Curiosity Killed the Cat was a British pop band that achieved success in the UK in the late 1980s, with hit singles such as "Down to Earth", "Misfit" and "Ordinary Day", from their No. 1 debut album, Keep Your Distance. This was followed by Getahead with the accompanying hit "Name and Number", that was recreated by De La Soul in "Ring Ring Ring (Ha Ha Hey)" in 1991, Jaheim in "Ain't Leavin Without You" in 2010, and Little Mix in "How Ya Doin'?" in 2012. In the early 1990s, the band's bassist left, and billed as 'Curiosity' they collaborated with Simon Cowell recording "Hang On in There Baby" on the album Back to Front.

Career
The band played soulful, jazzy and funky pop music, and was initially signed to Mercury Records. They first came to notice of the UK music press when they worked with Andy Warhol for the video of their 1986 single "Misfit". This featured the band in New York City and at one point featured frontman Ben Volpeliere-Pierrot dancing down a side street whilst Andy Warhol referenced Bob Dylan's 1965 long-form promotional film for "Subterranean Homesick Blues" by dropping pieces of white card in time to the music.

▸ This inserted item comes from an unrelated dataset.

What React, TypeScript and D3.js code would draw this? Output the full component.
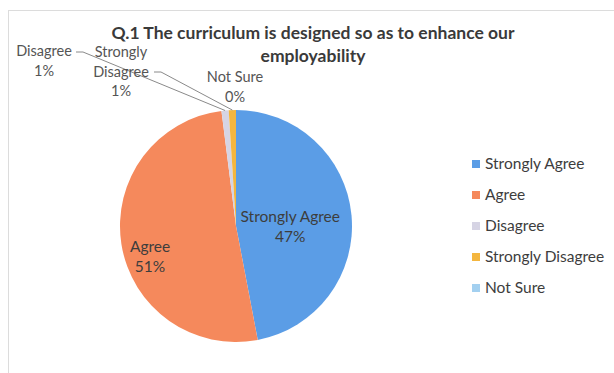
import React from "react";
import * as d3 from "d3";

const categories = ["Strongly Agree", "Agree", "Disagree", "Strongly Disagree", "Not Sure"];
const values = [47, 51, 1, 1, 0];
const percentLabels = ["47%", "51%", "1%", "1%", "0%"];
const colors = ["#5B9DE6", "#F5895C", "#D6D4E4", "#F4B63F", "#A3D0F0"];
const titleLines = ["Q.1 The curriculum is designed so as to enhance our", "employability"];

const W = 614;
const H = 373;
const cx = 236;
const cy = 226;
const R = 116;
const FONT = "Lato, 'Open Sans', sans-serif";

export default function App() {
  const pie = d3.pie<number>().sort(null).value((d) => d)(values);
  const arc = d3.arc<d3.PieArcDatum<number>>().innerRadius(0).outerRadius(R);
  const labelRadius = [0.47, 0.75];
  const labelDy = [3, 14];

  const outside: Record<number, { lines: string[]; x: number; y: number; lx: number; ly: number }> = {
    2: { lines: ["Disagree", "1%"], x: 44, y: 56, lx: 76, ly: 52 },
    3: { lines: ["Strongly", "Disagree", "1%"], x: 121, y: 57, lx: 154, ly: 72 },
    4: { lines: ["Not Sure", "0%"], x: 235, y: 82, lx: 0, ly: 0 },
  };

  const legendY = d3.scalePoint<string>().domain(categories).range([164, 288]);

  return (
    <svg width={W} height={H} style={{ position: "absolute", left: 0, top: 0 }}>
      <rect x={0} y={0} width={W} height={H} fill="#ffffff" />
      <rect x={8.5} y={10.5} width={W} height={H} fill="none" stroke="#dcdcdc" strokeWidth={1} />
      {titleLines.map((t, i) => (
        <text key={i} x={313} y={38.5 + i * 23} textAnchor="middle" fontFamily={FONT} fontWeight="bold" fontSize={17.5} fill="#3a3a3a">
          {t}
        </text>
      ))}
      <g transform={`translate(${cx},${cy})`}>
        {pie.map((d, i) => (
          <path key={i} d={arc(d) || ""} fill={colors[i]} stroke="none" />
        ))}
      </g>
      {pie.map((d, i) => {
        if (i < 2) {
          const a = d3.arc<d3.PieArcDatum<number>>().innerRadius(R * labelRadius[i]).outerRadius(R * labelRadius[i]);
          const [x, y] = a.centroid(d);
          const yy = cy + y + labelDy[i];
          return (
            <text key={i} textAnchor="middle" fontFamily={FONT} fontSize={15.5} fill="#3d3d3d">
              <tspan x={cx + x} y={yy - 2}>{categories[i]}</tspan>
              <tspan x={cx + x} y={yy + 18}>{percentLabels[i]}</tspan>
            </text>
          );
        }
        const o = outside[i];
        const mid = (d.startAngle + d.endAngle) / 2;
        const px = cx + Math.sin(mid) * R;
        const py = cy - Math.cos(mid) * R;
        return (
          <g key={i}>
            <text textAnchor="middle" fontFamily={FONT} fontSize={14.5} fill="#555555">
              {o.lines.map((l, j) => (
                <tspan key={j} x={o.x} y={o.y + j * 19.5}>{l}</tspan>
              ))}
            </text>
            {i < 4 && (
              <polyline
                points={`${o.lx},${o.ly} ${o.lx + 7},${o.ly} ${px},${py}`}
                fill="none"
                stroke="#8a8a8a"
                strokeWidth={1}
              />
            )}
          </g>
        );
      })}
      {categories.map((c, i) => (
        <g key={c} transform={`translate(472,${legendY(c)})`}>
          <rect x={0} y={-4} width={8} height={8} fill={colors[i]} />
          <text x={13} y={5} fontFamily={FONT} fontSize={15.5} fill="#3d3d3d">
            {c}
          </text>
        </g>
      ))}
    </svg>
  );
}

The single was initially unsuccessful but the release of their next single, "Down to Earth", gave the band a Top 3 hit in early 1987. The band's first album, Keep Your Distance, entered the UK Albums Chart at No. 1 in April 1987, and stayed in the Top Ten for 13 weeks. Further singles included "Ordinary Day" (UK No. 11), "Free" (UK No. 56) and a re-release of "Misfit" (UK No. 7). "Misfit" was also their only U.S. charting single, peaking at No. 42.

The band's second album, Getahead, was released in 1989, led by the single "Name and Number" (UK No. 14), and its "hey how you doin'" refrain found itself in the Top 10 two years later as part of the De La Soul song "Ring Ring Ring (Ha Ha Hey)". The album, however, was not as successful in comparison to their first album, peaking at No. 29.

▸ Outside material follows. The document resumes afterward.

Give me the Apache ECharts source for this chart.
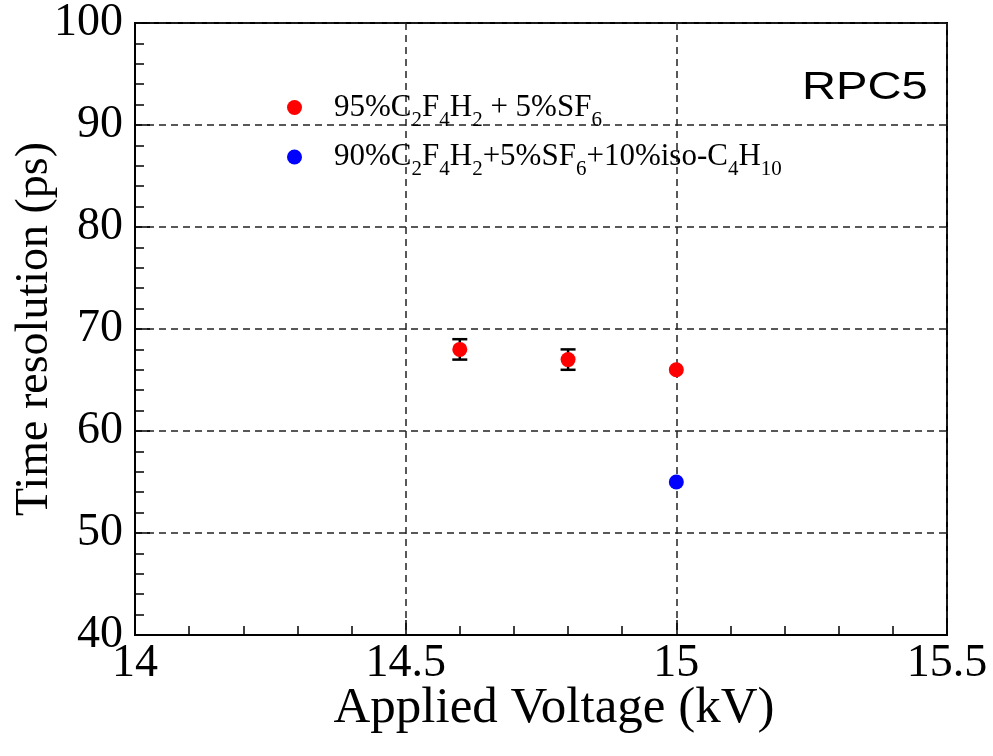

After the lacklustre performance of Getahead and its second single "First Place", the band shortened their name to 'Curiosity' but were dropped by Mercury Records. Bass player Nick Thorpe then left the band. However, in 1992, the band (now a three-piece and signed to RCA Records) returned to the UK Top 3 with a cover of Johnny Bristol's "Hang On in There Baby". Despite this, the band's follow up singles (covers of "I Need Your Lovin'" and "Gimme the Sunshine") were unsuccessful, which resulted in the album Back to Front only being released in Japan and selected overseas markets. The band then split up.

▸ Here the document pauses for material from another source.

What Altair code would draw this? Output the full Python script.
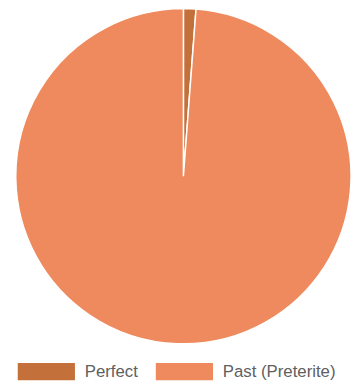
import altair as alt
import pandas as pd

categories = ["Perfect", "Past (Preterite)"]
values = [1.2, 98.8]
colors = ["#c4703a", "#ee8a5d"]
order = [0, 1]

df = pd.DataFrame({"tense": categories, "value": values, "order": order})

rect = "M-1,-0.3L1,-0.3L1,0.3L-1,0.3Z"

chart = alt.Chart(df).mark_arc(stroke="white", strokeWidth=1.5).encode(
    theta=alt.Theta("value:Q", stack=True),
    order=alt.Order("order:Q"),
    color=alt.Color(
        "tense:N",
        sort=categories,
        scale=alt.Scale(domain=categories, range=colors),
        legend=alt.Legend(
            title=None,
            orient="none",
            direction="horizontal",
            legendX=2,
            legendY=339,
            symbolType=rect,
            symbolSize=3364,
            symbolStrokeWidth=0,
            symbolOpacity=1,
            labelFont="Liberation Sans",
            labelFontSize=17,
            labelColor="#606060",
            labelOffset=10,
            columnPadding=18,
        ),
    ),
).properties(
    width=340,
    height=340,
    padding={"left": 13, "top": 3, "right": 0, "bottom": 0},
).configure_view(stroke=None)

chart.save("out.html", embed_options={"renderer": "svg", "actions": False})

In 2001, the band reformed for an appearance on a National Lottery midweek show on BBC 1, and since then Volpeliere has toured under the name Curiosity Killed the Cat, on a number of 1980s revival packages.

In November 2015, a compilation album, called 80's Recovered featured many groups. Curiosity Killed the Cat did a cover of The Doobie Brothers track "Long Train Runnin'", with a regular version, and a remix.

Band members
 Ben Volpeliere-Pierrot – vocals (born Martin Benedict Volpeliere-Pierrot, 19 May 1965, Earls Court, London)
 Julian Godfrey Brookhouse – guitar (born 15 May 1963, Putney, Surrey)
 Nick Thorpe – bass guitar, keyboards (born Nicholas Bernard Thorp, 25 October 1964, Sunbury-on-Thames, Middlesex)
 Migi Drummond – drums (born Miguel John Drummond, 27 January 1964, Strawberry Hill, Middlesex)

Lead singer Ben Volpeliere-Pierrot was best known for wearing a beret in most pictures of the band. He later revealed it was in fact a peaked fisherman's hat, turned round with the peak to the rear so that it resembled a beret. Ben VP (as he was billed on a number of solo singles in the mid-1990s) was frequently referred to as 'Ben Vol-au-vent Parrot' in Smash Hits magazine, with 'Bendy Ben' (or 'Boozy Ben') also used. He also appeared as a model on the front of Mike Read's Pop Quiz board game.

In 1995, Migi Drummond and Nick Thorp set up Naked Records which was acquired a year later by software maker Eidos Plc.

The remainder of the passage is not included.